Налетевший порыв ветра прервал его мысли, унося прочь грязь сплетен и наветов. Алексей Кондратьевич поднял голову — сквозь прорывы мятущихся облаков забрезжило солнце, и его луч словно коснулся его души. Надо было идти вперед и жить дальше, наперекор всем ненастьям. Горе и болезни окончательно захлестнули его жизнь. Его тонкая и ранимая натура, отзывчивая к красоте мира, была сломлена, но искусство по-прежнему давало радость и утешение. Беря в руки уголь или кисть, вдыхая резкий запах масляных красок, он вновь чувствовал себя молодым, полным сил и даже по-настоящему счастливым, бесконечно счастливым, освободившимся от ненужного бремени суеты и быта.
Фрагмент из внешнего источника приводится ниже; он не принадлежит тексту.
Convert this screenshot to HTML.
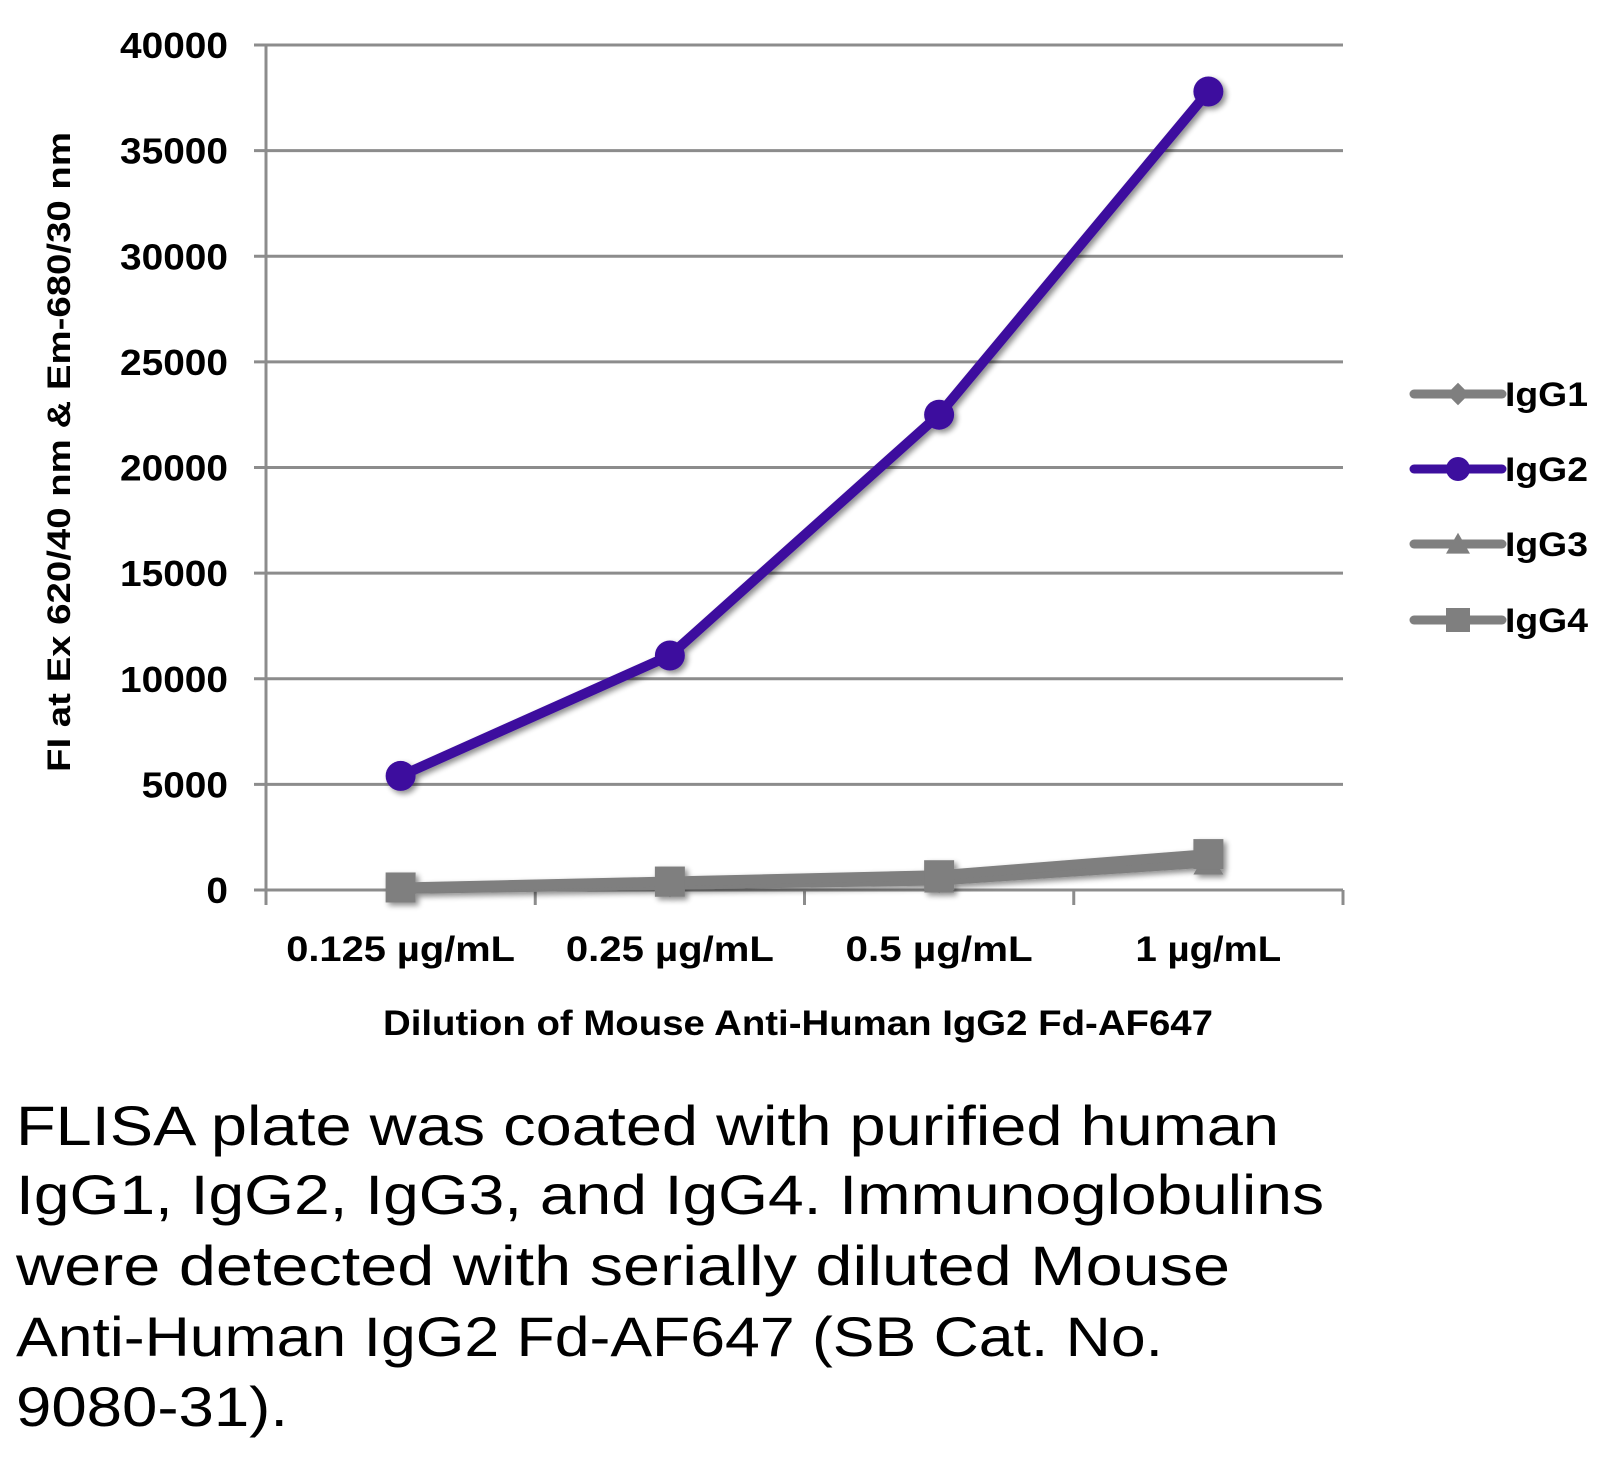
<!DOCTYPE html>
<html><head><meta charset="utf-8"><style>
html,body{margin:0;padding:0;background:#fff;}
svg{display:block;font-family:"Liberation Sans",sans-serif;}
</style></head><body>
<svg id="chart" width="1621" height="1457" viewBox="0 0 1621 1457" xmlns="http://www.w3.org/2000/svg">
<defs><filter id="sh" x="-10%" y="-10%" width="130%" height="130%"><feGaussianBlur in="SourceAlpha" stdDeviation="3"/><feOffset dx="3" dy="3"/><feComponentTransfer><feFuncA type="linear" slope="0.45"/></feComponentTransfer><feMerge><feMergeNode/><feMergeNode in="SourceGraphic"/></feMerge></filter></defs>
<g id="grid"></g>
<g id="yticks"></g>
<g id="xticks"></g>
<g id="series" filter="url(#sh)"></g>
<text transform="translate(70,452) rotate(-90)" text-anchor="middle" font-size="32" font-weight="bold" textLength="640" lengthAdjust="spacingAndGlyphs">FI at Ex 620/40 nm &amp; Em-680/30 nm</text>
<text x="798" y="1035" text-anchor="middle" font-size="35" font-weight="bold" textLength="830" lengthAdjust="spacingAndGlyphs">Dilution of Mouse Anti-Human IgG2 Fd-AF647</text>
<g id="legend"></g>
<g font-size="56">
<text x="16" y="1145" textLength="1263" lengthAdjust="spacingAndGlyphs">FLISA plate was coated with purified human</text>
<text x="16" y="1214" textLength="1308" lengthAdjust="spacingAndGlyphs">IgG1, IgG2, IgG3, and IgG4.  Immunoglobulins</text>
<text x="16" y="1285" textLength="1214" lengthAdjust="spacingAndGlyphs">were detected with serially diluted Mouse</text>
<text x="16" y="1356" textLength="1147" lengthAdjust="spacingAndGlyphs">Anti-Human IgG2 Fd-AF647 (SB Cat. No.</text>
<text x="16" y="1426" textLength="272" lengthAdjust="spacingAndGlyphs">9080-31).</text>
</g>
</svg>
<script>
const categories = ["0.125 µg/mL","0.25 µg/mL","0.5 µg/mL","1 µg/mL"];
const yTicks = [0,5000,10000,15000,20000,25000,30000,35000,40000];
const seriesNames = ["IgG1","IgG2","IgG3","IgG4"];
const igg1 = [100,300,500,1400];
const igg2 = [5400,11100,22500,37800];
const igg3 = [50,250,450,1300];
const igg4 = [120,400,700,1700];
const NS="http://www.w3.org/2000/svg";
const X0=266,X1=1343,Y0=890,Y1=45,YMAX=40000;
const bw=(X1-X0)/categories.length;
const xs=i=>X0+bw*(i+0.5);
const ys=v=>Y0-(v/YMAX)*(Y0-Y1);
function mk(tag,attrs,parent){const e=document.createElementNS(NS,tag);for(const k in attrs)e.setAttribute(k,attrs[k]);parent.appendChild(e);return e;}
const grid=document.getElementById('grid'),yt=document.getElementById('yticks'),xt=document.getElementById('xticks');
yTicks.forEach(v=>{
 const l=mk('line',{x1:X0-12,x2:X1,y1:ys(v),y2:ys(v),stroke:'#8c8c8c','stroke-width':3},grid);
 
 
 const s=String(v);
 const t=mk('text',{x:228,y:ys(v)+13,'text-anchor':'end','font-size':36,'font-weight':'bold',textLength:21.6*s.length,lengthAdjust:'spacingAndGlyphs'},yt);
 t.textContent=s;
 
 
});
const ax=mk('line',{x1:X0,x2:X0,y1:Y1,y2:Y0+15,stroke:'#8c8c8c','stroke-width':3},grid);


for(let i=0;i<=categories.length;i++){
 const tk=mk('line',{x1:X0+bw*i,x2:X0+bw*i,y1:Y0,y2:Y0+15,stroke:'#8c8c8c','stroke-width':3},grid);
 
 
}
categories.forEach((c,i)=>{
 const t=mk('text',{x:xs(i),y:961,'text-anchor':'middle','font-size':35,'font-weight':'bold',textLength:20.8*c.length,lengthAdjust:'spacingAndGlyphs'},xt);
 t.textContent=c;
 
 
});
const sg=document.getElementById('series');
const data=[igg1,igg2,igg3,igg4];
const colors=['#7f7f7f','#3d0f9e','#7f7f7f','#7f7f7f'];
const order=[0,2,3,1];
function marker(k,x,y,p,big){
 const s=big?1:0.8;let m;
 if(k===1)m=mk('circle',{cx:x,cy:y,r:15*s,fill:colors[k]},p);
 else if(k===0)m=mk('polygon',{points:`${x},${y-14*s} ${x+14*s},${y} ${x},${y+14*s} ${x-14*s},${y}`,fill:colors[k]},p);
 else if(k===2)m=mk('polygon',{points:`${x},${y-14*s} ${x+15*s},${y+12*s} ${x-15*s},${y+12*s}`,fill:colors[k]},p);
 else m=mk('rect',{x:x-15*s,y:y-15*s,width:30*s,height:30*s,fill:colors[k]},p);
 return m;
}
order.forEach(k=>{
 const vals=data[k];
 const pl=mk('polyline',{points:vals.map((v,i)=>xs(i)+','+ys(v)).join(' '),fill:'none',stroke:colors[k],'stroke-width':10,'stroke-linejoin':'round'},sg);
 
 
 vals.forEach((v,i)=>{
  const m=marker(k,xs(i),ys(v),sg,true);
  
  
 });
});
const lg=document.getElementById('legend');
const ly=[394,469,544,620];
seriesNames.forEach((n,k)=>{
 const l=mk('line',{x1:1414,x2:1502,y1:ly[k],y2:ly[k],stroke:colors[k],'stroke-width':k===1?9:9,'stroke-linecap':'round'},lg);
 
 
 const m=marker(k,1458,ly[k],lg,false);
 
 
 const t=mk('text',{x:1505,y:ly[k]+12,'font-size':34,'font-weight':'bold',textLength:83,lengthAdjust:'spacingAndGlyphs'},lg);
 t.textContent=n;
 
 
});
</script>
</body></html>
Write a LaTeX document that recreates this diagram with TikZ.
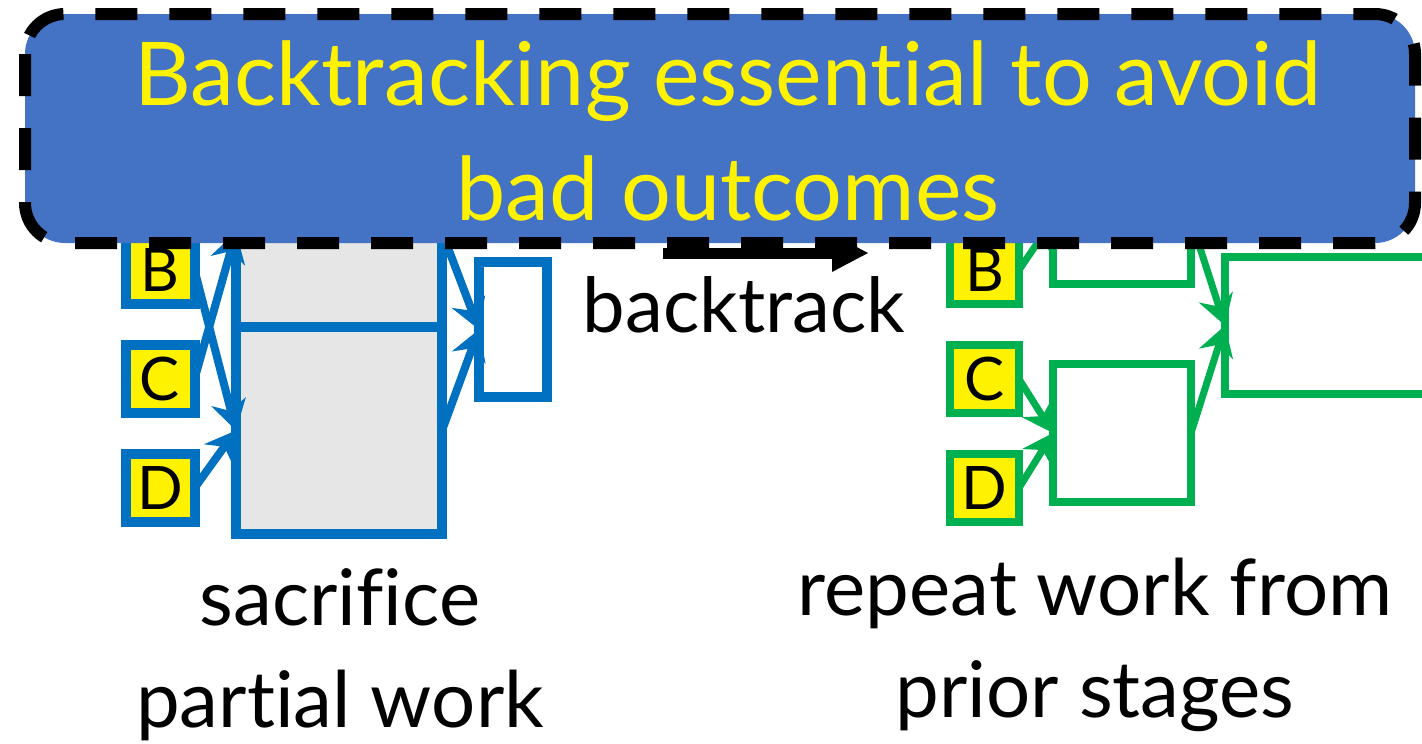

Прошло менее года после увольнения из училища на Мясницкой, и художник узнал о еще одной потере — кончине своего друга и родственника, профессора Карла Карловича Герца, с которым он тепло общался со времен молодости. В феврале 1883 года с ним случился третий удар, ставший смертельным. Свое имущество он оставил сестре Эрнестине, так же как и обширную библиотеку и собрание гравюр.